You already know about their stealing Jimmy Skaggs’ playbook move to ease the way on getting into the bank. That though was old even back in the 1970s because the coppers through an informer, the guy who sold Jimmy’s guys the guns, were able to wrap that caper up without a muss or fuss. The worst thing though was maybe the guys had heard of Willie Sutton, its hard to say because their first freaking bank robbery was done without plan, without thinking things through and Pretty would tell you, Willie too, you need a plan, plan, plan plan, especially if you are going to last for ten years like Pretty did without catching day one of jailtime. I won’t even go into the double-dipping, actually triple-dipping since they had a third guy as a driver to split the dough with. Pretty would have freaked big time on that shares stuff. He told me once he actually took a cab from a bank robbery scene in Stoughton, the car was across from the bank, he got in, where to and that was it. Gave the cabbie ten bucks and thought he was a great guy for doing so. His haul one hundred thou not bad for a day’s work minus that ten bucks. (I was always careful about how much the bank takes were since it was in the coppers and banks’ interest to jack up the take to make the “perp” look harder than he was and for the bank to grab some easy fed insurance money.
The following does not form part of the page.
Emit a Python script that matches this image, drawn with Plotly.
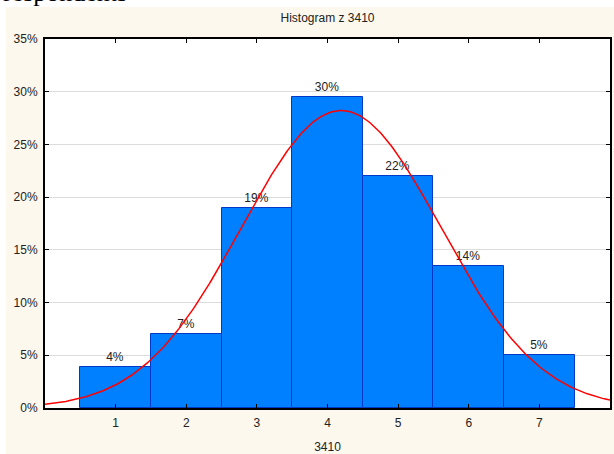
import numpy as np
import plotly.graph_objects as go

# input data (percent of respondents per answer)
categories = [1, 2, 3, 4, 5, 6, 7]
percent = [3.9, 7.0, 19.0, 29.5, 22.0, 13.5, 5.0]
x_ticks = [1, 2, 3, 4, 5, 6, 7]
y_ticks = [0, 5, 10, 15, 20, 25, 30, 35]
y_tick_labels = ["0%", "5%", "10%", "15%", "20%", "25%", "30%", "35%"]

# normal curve fitted to the histogram
cats = np.array(categories, dtype=float)
p = np.array(percent)
mean = (cats * p).sum() / p.sum()
sd = np.sqrt(((cats - mean) ** 2 * p).sum() / p.sum())
xc = np.linspace(0, 8, 300)
yc = p.sum() * np.exp(-0.5 * ((xc - mean) / sd) ** 2) / (sd * np.sqrt(2 * np.pi))

font = "Liberation Sans, Arial, sans-serif"

fig = go.Figure()
fig.add_trace(
    go.Bar(
        x=categories,
        y=percent,
        width=1,
        marker_color="#0080FF",
        marker_line=dict(color="#0038C8", width=1),
        texttemplate="%{y:.0f}%",
        textposition="outside",
        textfont=dict(family=font, size=12, color="#222"),
        cliponaxis=False,
        hoverinfo="skip",
    )
)
fig.add_trace(
    go.Scatter(
        x=xc,
        y=yc,
        mode="lines",
        line=dict(color="#FF0000", width=1.5),
        hoverinfo="skip",
    )
)

# white strips around the cream panel
fig.add_shape(type="rect", xref="paper", yref="paper", x0=-0.1, x1=-0.069, y0=-0.2, y1=1.2,
              fillcolor="white", line_width=0, layer="below")
fig.add_shape(type="rect", xref="paper", yref="paper", x0=-0.1, x1=1.1, y0=1.0867, y1=1.2,
              fillcolor="white", line_width=0, layer="below")

# tail of the document text above the chart (cut off in the original too)
fig.add_annotation(
    text="respondents", xref="paper", yref="paper", x=-0.078, y=1.08,
    xanchor="left", yanchor="bottom", showarrow=False,
    font=dict(family="Liberation Serif, Times New Roman, serif", size=26, color="black"),
)

fig.update_layout(
    width=614,
    height=454,
    margin=dict(l=45, r=4, t=39, b=46, autoexpand=False),
    paper_bgcolor="#FDF8EE",
    plot_bgcolor="white",
    showlegend=False,
    bargap=0,
    font=dict(family=font, size=12, color="#222"),
    title=dict(text="Histogram z 3410", x=0.5, xref="paper", y=0.96, yanchor="middle",
               font=dict(family=font, size=12, color="#222")),
)
fig.update_xaxes(
    range=[0, 8],
    tickvals=x_ticks,
    ticks="inside",
    ticklen=4,
    tickcolor="black",
    ticklabelstandoff=3,
    showline=True,
    linecolor="black",
    linewidth=2,
    mirror="ticks",
    showgrid=False,
    zeroline=False,
    automargin=False,
    title=dict(text="3410", standoff=16, font=dict(size=12)),
)
fig.update_yaxes(
    range=[0, 35],
    tickvals=y_ticks,
    ticktext=y_tick_labels,
    ticks="inside",
    ticklen=4,
    tickcolor="black",
    ticklabelstandoff=3,
    showline=True,
    linecolor="black",
    linewidth=2,
    mirror="ticks",
    showgrid=True,
    gridcolor="#DCDCDC",
    zeroline=False,
    automargin=False,
)

fig.write_html("out.html", config={"displayModeBar": False},
               post_script="document.body.style.margin='0';")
I also took a skeptical eye to whatever Pretty said his haul was since in the interest of his legend he might jack up the heist price. On the Stoughton caper, for example, the take was fifty thou not one hundred so maybe that ten bucks to the cabbie really was big to Pretty)       

You know how hard Pretty was on his women, except maybe that last one, mainly us them to hide him out, fuck them and then move on, no strings around him, no revealing plans or ideas. The cardinal sin of these holy goofs, this Terry and Joe comedy act if you think about it was grabbing that weirdo Kate, not because she wasn’t a good-looking little redhead but because when you throw a woman in the mix you get nothing but trouble with a capital “T.” You know this Kate stirred both men, and she played them on that seesaw. Got them crazy for no good reason. Let me tell you what Pretty told me about the one time he thought about taking a woman along, some twist he met at a gin mill in New York while he was on “vacation.” She was maybe nineteen and build for trouble, big trouble if a guy let himself get involved with her. Well Pretty did for a while. Got hot as nails for her. Decided that he needed a look-out (probably what he expected Sally to do on that last doomed caper I don’t know since the last time I saw him was in a morgue) and so he brought the twist along. When showtime came she vanished, went long gone and the caper depended on that look-out job she was supposed to perform since this bank was across from a police station. He barely got out alive with twenty-five thou (actually ten and some change) and never went that route again. You know I could go on and on about these goofs, about Pretty but you can see by now that Pretty would have had them for lunch. Maybe dinner too.